Army Boy is still gone and will be back on the 23rd. To say that I am excited is kind of an understatement! I knew before this separation happened that it would be hard on me. We had a long distance relationship before we moved in together. For me, that was difficult but I was able to cope pretty well with that. It all changed when I went to see him in Georgia. I think for me, the relationship became ‘real’ at that point. Then it was extremely difficult for me to be apart from him. Once I got to Kentucky, it was for lack of a better word, ‘perfect’. Then he had Drill for 3 days out of town. Those were the longest 3 days! At that point, I did not yet have a cell phone and the kind of guy he is, he left me his so if I needed anything I would be okay.
Once I got my own phone things were better when we had to be apart. He went to California for 3 days before this trip and that was hard because he was so far away, but we talked a lot and I made him go because of a death in the family. He is glad he went now and so am I. I knew if he did not go he would regret it. Now we are at a 2 week Drill for Annual Training (AT). The first few days were hard because he did not have cell reception, so no texts or phone calls in or out. Then on Tuesday after a few days of major prayer on my part, they have cell reception! Things got so much easier now.

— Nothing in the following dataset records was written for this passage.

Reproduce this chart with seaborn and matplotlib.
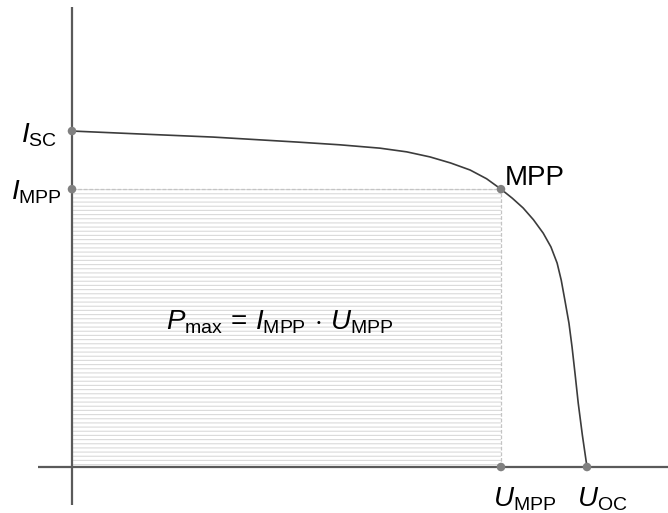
import numpy as np
import pandas as pd
import matplotlib
matplotlib.use("Agg")
import matplotlib.pyplot as plt
import seaborn as sns

# I-U curve of a solar cell, normalised (U / U_OC, I / I_SC)
u_curve = [0.0, 0.12, 0.274, 0.439, 0.52, 0.598, 0.65, 0.695, 0.735, 0.773, 0.805,
           0.833, 0.855, 0.876, 0.896, 0.915, 0.93, 0.942, 0.95, 0.957, 0.965,
           0.971, 0.977, 0.983, 0.991, 1.0]
i_curve = [1.0, 0.992, 0.982, 0.967, 0.959, 0.949, 0.938, 0.923, 0.905, 0.884, 0.858,
           0.827, 0.800, 0.771, 0.736, 0.696, 0.655, 0.607, 0.556, 0.497, 0.428,
           0.357, 0.275, 0.190, 0.095, 0.0]

u_mpp, i_mpp = 0.833, 0.827
u_oc, i_sc = 1.0, 1.0

point_u = [0.0, 0.0, u_mpp, u_mpp, u_oc]
point_i = [i_sc, i_mpp, i_mpp, 0.0, 0.0]

sns.set_style("white")
plt.rcParams["font.family"] = ["Liberation Sans", "DejaVu Sans"]
plt.rcParams["text.color"] = "black"
plt.rcParams["mathtext.fontset"] = "custom"
plt.rcParams["mathtext.rm"] = "Liberation Sans"
plt.rcParams["mathtext.it"] = "Liberation Sans:italic"
plt.rcParams["hatch.linewidth"] = 0.8
plt.rcParams["hatch.color"] = "#dadada"

fig = plt.figure(figsize=(6.68, 5.13), dpi=100)
ax = fig.add_axes([0, 0, 1, 1])
ax.set_xlim(-0.1398, 1.1573)
ax.set_ylim(-0.1369, 1.390)
ax.axis("off")

# shaded power rectangle
ax.fill_between([0, u_mpp], 0, i_mpp, facecolor="white", hatch="----",
                edgecolor="#dadada", linewidth=0)
ax.plot([0, u_mpp, u_mpp], [i_mpp, i_mpp, 0], color="#c4c4c4", lw=0.9, ls=(0, (3, 1.5)))

# axes
ax.plot([-0.066, 1.1573], [0, 0], color="#5a5a5a", lw=1.6, solid_capstyle="butt")
ax.plot([0, 0], [-0.113, 1.369], color="#5a5a5a", lw=1.6, solid_capstyle="butt")

df = pd.DataFrame({"U": u_curve, "I": i_curve})
sns.lineplot(data=df, x="U", y="I", ax=ax, color="#3c3c3c", lw=1.2, sort=False)

pts = pd.DataFrame({"U": point_u, "I": point_i})
sns.scatterplot(data=pts, x="U", y="I", ax=ax, color="#808080", s=38,
                edgecolor="none", zorder=5)

fs = 20
ax.annotate(r"$I_{\mathrm{SC}}$", (0, i_sc), xytext=(-11, -3), textcoords="offset points",
            ha="right", va="center", fontsize=fs)
ax.annotate(r"$I_{\mathrm{MPP}}$", (0, i_mpp), xytext=(-7, -2), textcoords="offset points",
            ha="right", va="center", fontsize=fs)
ax.annotate("MPP", (u_mpp, i_mpp), xytext=(3, 3), textcoords="offset points",
            ha="left", va="baseline", fontsize=fs)
ax.annotate(r"$U_{\mathrm{MPP}}$", (u_mpp, 0), xytext=(17, -13), textcoords="offset points",
            ha="center", va="top", fontsize=fs)
ax.annotate(r"$U_{\mathrm{OC}}$", (u_oc, 0), xytext=(11, -13), textcoords="offset points",
            ha="center", va="top", fontsize=fs)
ax.text(0.404, 0.43, r"$P_{\mathrm{max}}\,=\,I_{\mathrm{MPP}}\,\cdot\,U_{\mathrm{MPP}}$",
        ha="center", va="center", fontsize=fs)

fig.savefig("out.png", dpi=100)
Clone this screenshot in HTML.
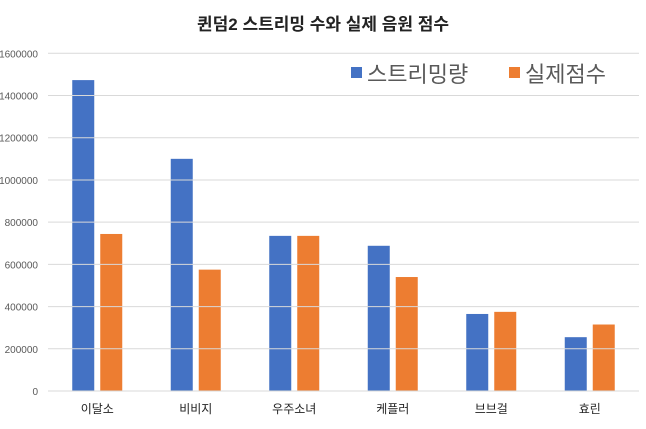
<!DOCTYPE html>
<html><head><meta charset="utf-8"><style>
body{margin:0;background:#fff;font-family:"Liberation Sans","Noto Sans CJK KR",sans-serif}
</style></head><body>
<svg id="c" width="646" height="424" xmlns="http://www.w3.org/2000/svg">
<text x="323" y="30" text-anchor="middle" font-size="17" font-weight="bold" fill="#222" font-family="Liberation Sans, Noto Sans CJK KR, sans-serif">퀸덤2 스트리밍 수와 실제 음원 점수</text>
<g>
<rect x="351" y="67" width="11" height="11" fill="#4472C4"/>
<text x="367" y="82" font-size="22" fill="#595959" font-family="Liberation Sans, Noto Sans CJK KR, sans-serif">스트리밍량</text>
<rect x="509" y="67" width="11" height="11" fill="#ED7D31"/>
<text x="525" y="82" font-size="22" fill="#595959" font-family="Liberation Sans, Noto Sans CJK KR, sans-serif">실제점수</text>
</g>
</svg>
<script>
const categories=["이달소","비비지","우주소녀","케플러","브브걸","효린"];
const streaming=[1473000,1100000,735000,688000,365000,255000];
const score=[744000,575000,735000,540000,375000,315000];
const ticks=[0,200000,400000,600000,800000,1000000,1200000,1400000,1600000];
const NS="http://www.w3.org/2000/svg";
const svg=document.getElementById('c');
const x0=48,x1=639,y0=391,yTop=53.3,maxV=1600000;
const y=v=>y0-(v/maxV)*(y0-yTop);
const bw=(x1-x0)/categories.length;
function mk(t,a){const e=document.createElementNS(NS,t);for(const k in a)e.setAttribute(k,a[k]);svg.insertBefore(e,svg.firstChild.nextSibling);return e;}
ticks.forEach(t=>{
 const l=mk('line',{x1:x0,x2:x1,y1:y(t),y2:y(t),stroke:'#d9d9d9','stroke-width':1});
 
 
 const tx=mk('text',{x:38,y:y(t)+4,'text-anchor':'end','font-size':10,fill:'#595959'});
 tx.textContent=t;
 
 
});
categories.forEach((c,i)=>{
 const cx=x0+bw*(i+0.5);
 const b1=mk('rect',{x:cx-25,y:y(streaming[i]),width:22,height:y0-y(streaming[i]),fill:'#4472C4'});
 
 
 const b2=mk('rect',{x:cx+3,y:y(score[i]),width:22,height:y0-y(score[i]),fill:'#ED7D31'});
 
 
 const t=mk('text',{x:cx,y:413,'text-anchor':'middle','font-size':12,fill:'#222'});
 t.textContent=c;
 
 
});
</script>
</body></html>
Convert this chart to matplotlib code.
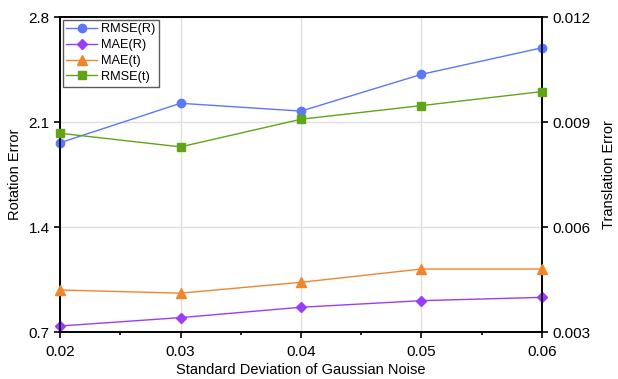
import matplotlib
matplotlib.use('Agg')
import matplotlib.pyplot as plt
from matplotlib.ticker import MultipleLocator

plt.rcParams['font.family'] = ['Liberation Sans', 'DejaVu Sans']

# Data
noise_std = [0.02, 0.03, 0.04, 0.05, 0.06]
rmse_r = [1.962, 2.225, 2.173, 2.418, 2.595]
mae_r = [0.740, 0.796, 0.865, 0.909, 0.931]
mae_t = [0.00420, 0.00411, 0.00442, 0.00480, 0.00480]
rmse_t = [0.00868, 0.00829, 0.00908, 0.00947, 0.00987]

c_blue = '#5a78f8'
c_purple = '#9b3cf6'
c_orange = '#f0862c'
c_green = '#62a418'

fig = plt.figure(figsize=(6.18, 3.79), dpi=100)
ax = fig.add_axes([0.0971, 0.124, 0.7799, 0.831])
ax2 = ax.twinx()

l1, = ax.plot(noise_std, rmse_r, color=c_blue, marker='o', markersize=6, lw=1, label='RMSE(R)', clip_on=False, zorder=3)
l2, = ax.plot(noise_std, mae_r, color=c_purple, marker='D', markersize=5.5, lw=1, label='MAE(R)', clip_on=False, zorder=3)
l3, = ax2.plot(noise_std, mae_t, color=c_orange, marker='^', markersize=6.5, lw=1, label='MAE(t)', clip_on=False, zorder=3)
l4, = ax2.plot(noise_std, rmse_t, color=c_green, marker='s', markersize=5.5, lw=1, label='RMSE(t)', clip_on=False, zorder=3)

ax.set_xlim(0.02, 0.06)
ax.set_ylim(0.7, 2.8)
ax2.set_ylim(0.003, 0.012)
ax.set_xticks(noise_std)
ax.set_xticklabels(['0.02', '0.03', '0.04', '0.05', '0.06'])
ax.xaxis.set_minor_locator(MultipleLocator(0.005))
ax.set_yticks([0.7, 1.4, 2.1, 2.8])
ax2.set_yticks([0.003, 0.006, 0.009, 0.012])
ax2.set_yticklabels(['0.003', '0.006', '0.009', '0.012'])

ax.grid(True, color='#e0e0e0', lw=1)
ax.set_axisbelow(True)

for a in (ax, ax2):
    for s in a.spines.values():
        s.set_linewidth(1.2)
    a.tick_params(direction='out', length=4, width=1.2, labelsize=11)
ax.tick_params(axis='x', which='major', pad=5)
ax.tick_params(axis='x', which='minor', direction='out', length=2.5, width=1.2)

ax.set_xlabel('Standard Deviation of Gaussian Noise', fontsize=10.5, labelpad=3)
ax.set_ylabel('Rotation Error', fontsize=10.5, labelpad=5)
ax2.set_ylabel('Translation Error', fontsize=10.5, labelpad=8)

leg = ax2.legend(handles=[l1, l2, l3, l4], loc='upper left', fontsize=9.2,
                 frameon=True, fancybox=False, edgecolor='#333333',
                 borderaxespad=0.2, handlelength=2.4, handletextpad=0.3,
                 labelspacing=0.3, borderpad=0.3)
leg.get_frame().set_linewidth(1.0)

fig.savefig('out.png', dpi=100)
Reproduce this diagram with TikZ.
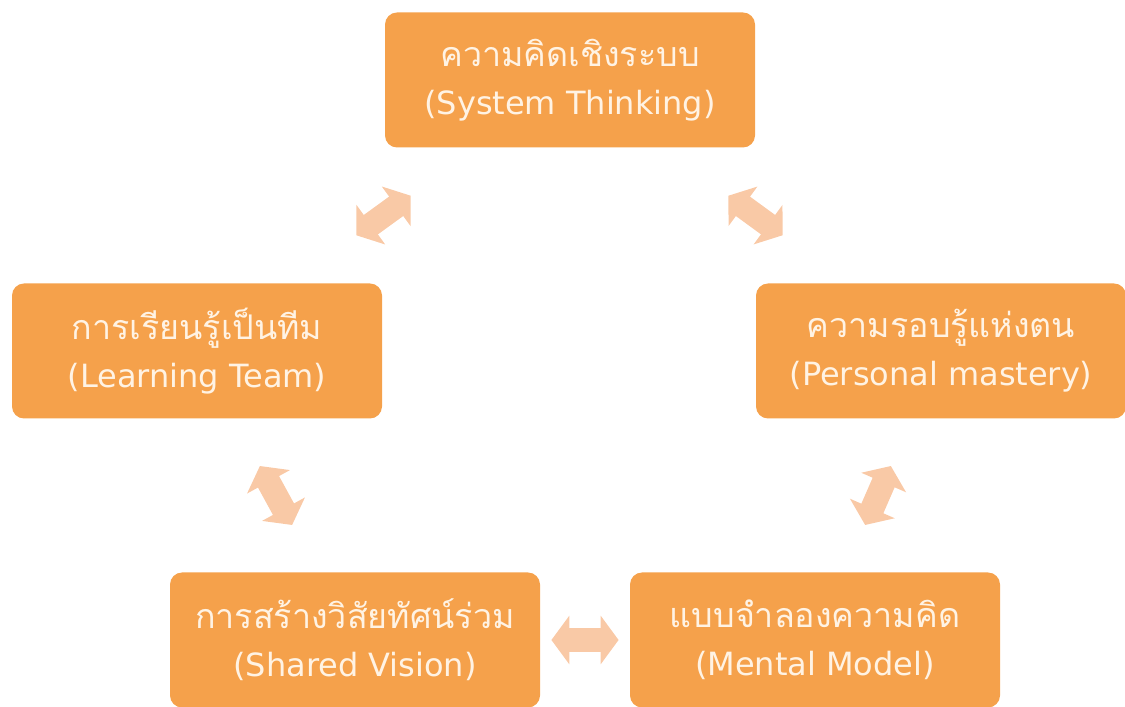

Yesterday was a busy day for me! Very little sleep for me, I went shopping and got what I needed for the most part, although I apparently forgot a few things even though I had a list. I think it was because I was in an unfamiliar store. It seemed backwards to me somehow. I don’t know. I got everything home and in the house, let me tell you that was no easy task all by myself! I finally got everything put away, will be looking for things I am sure for a while, but I will move stuff around once I have some more space. Don’t get me wrong, I love our apartment, it is small, but it is good for us. My back and neck are giving me trouble tonight/this morning.
I fell asleep finally about midnight while watching National Treasure: Book of Secrets and woke up at 3am. Now I am wide awake, of course. Since our cable company Insight was bought out by Time Warner, they are making the change over now, because they officially take over June 10th. I don’t know if this is a good thing or not honestly. I hope it is a good thing. Because they are changing things, programming wise, sometimes the box is fine and others I get error messages and such. Sigh. Just gotta ride this out.
I am a lucky girl because I have someone who loves me even on my bad days. He really is amazing and understand me well. I am so obnoxiously happy. So much so that I am making myself sick! Life for me is good right now. I am happy, I am loved, I feel safe. What more could I ask for? Not much really. I have been planning Army Boy’s welcome home dinner and I have everything set now. NY strip steaks, twice baked bacon and cheddar potatoes, garlic, butter & bacon green beans, and for dessert pineapple upside down cake. I am now making a list of what I need to do when to make sure I am ready for it. Logistically I am good. I am making some of it the day/night before so I don’t have to spend all day that he gets home in the kitchen.
Well, I am going to run and see if I can’t get the cable box to work right so I can watch TV! Ciao!